This post was written by Emily Woehrle, who attended the 2025 DLF Forum as an Emerging Professionals Fellow. The views and opinions expressed in this blog post are solely those of the author and do not necessarily reflect the official policy or position of the Digital Library Federation or CLIR. 2025 Emerging Professionals Fellowships were supported by a grant from MetaArchive.
Emily Woehrle is a Digital Content Librarian at the University of Toronto Libraries, where she supports a large-scale website renewal project and manages the library’s LibGuides service. She also works as a part-time librarian at the Toronto Public Library. With a background in non-profit communications and content management, Emily brings an interdisciplinary perspective to her work and looks forward to sharing experiences and learning from peers at the DLF Forum to advance sustainable, user-centered digital library practices.
Documentation as responsible digital stewardship
Attending the DLF Forum as one of the Emerging Professionals fellows was an incredibly positive experience that left me with new connections, new ideas, and a validating sense of solidarity. The Forum was only my second library conference, yet I felt immediately comfortable among people who get it and were ready to share and listen to each other’s experiences. It was also a joy to navigate the conference with my fellow Fellows.
Two presentations stood out to me over the course of the Forum, and neither focused on trendy hot topics. Instead, they highlighted the importance of documentation; the practical, behind-the-scenes work that keeps digital libraries and archives running by codifying tacit knowledge and establishing the workflows, structures, and guidelines that sustain digital library work.
In my current role, I’m coordinating a large-scale website consolidation project that requires my colleagues and me to build processes and governance structures impacting 20+libraries and departments. Documentation has become essential to scaling the project and keeping everyone aligned. Over the past year, I’ve spent a lot of time thinking about the most effective ways to develop knowledge-management systems, why some workplace cultures prioritize them more than others, and what that means for long-term success.
The first session, “Agile Documentation Development for Digital Preservation Systems,” offered strategies to make documentation immediately useful, iterative, and collaborative. The presenters emphasized creating “minimum viable documents” that favor progress over perfection – start with something usable, then refine it over time. They also underscored how role clarity and interdepartmental culture shape the success of documentation efforts. This session helped me reframe documentation as a living tool whose maintenance must be built into our work rather than treated as an afterthought.

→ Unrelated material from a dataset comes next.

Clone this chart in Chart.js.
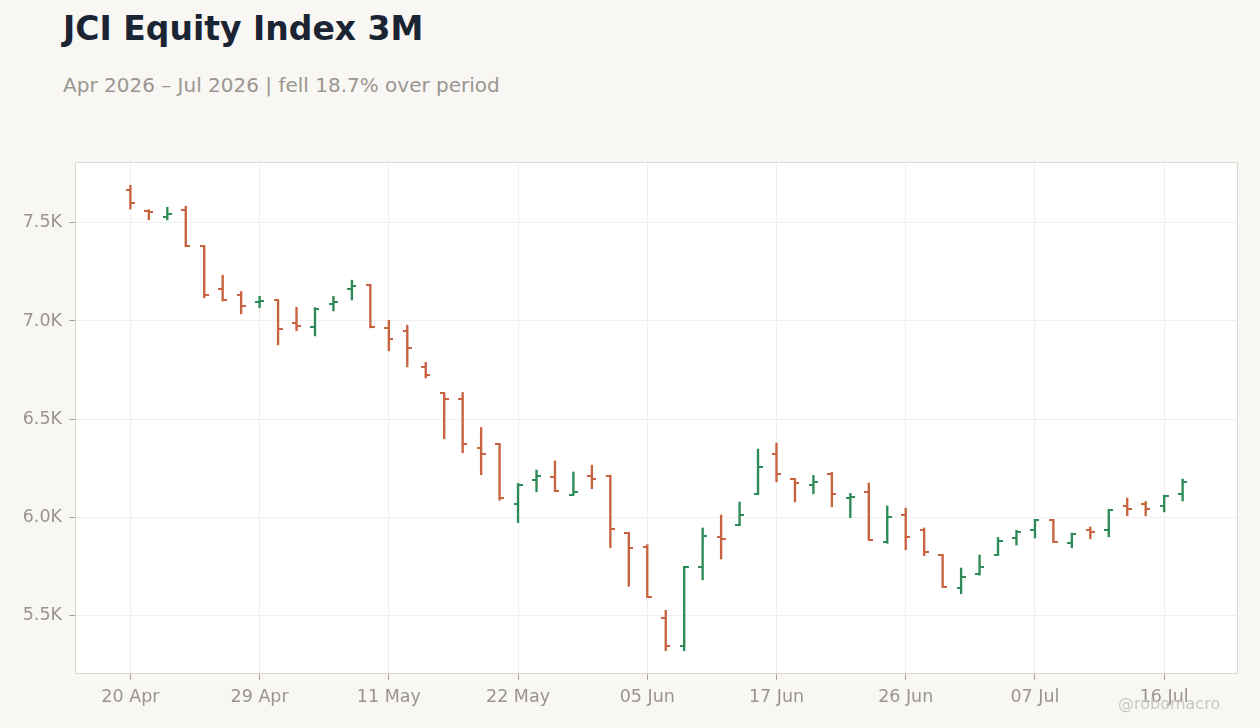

The second session, “Renaming Failure as “readme.files”: Lessons Learned from Early and Mid-career Archives Perspectives,” reminded me that unexpected challenges are inevitable and that they can serve as learning opportunities instead of being perceived as failures. The speaker spoke about the importance of recording “detours” as they happen and how documentation can play a key part in reflection on lessons learned. She also discussed the value of using documentation to close “open loops” when offboarding from a project, ensuring that future staff can build on past work rather than unknowingly duplicating it. It was a practical reminder that documenting failure isn’t about dwelling on mistakes; it’s about giving the next person a clearer path forward.
Taken together, these sessions reinforced that documentation is more than a checklist. It can be a form of care—not only for colleagues and users who will later take on or inherit the work, but also for the library systems that depend on it. Creating collaborative documentation is an often overlooked and undervalued core competency, yet it is fundamental to both project and organizational success. I left the Forum with a renewed commitment to integrating these approaches into my own knowledge-management practices and to advocating for clearer, more collaborative documentation across the teams I work with.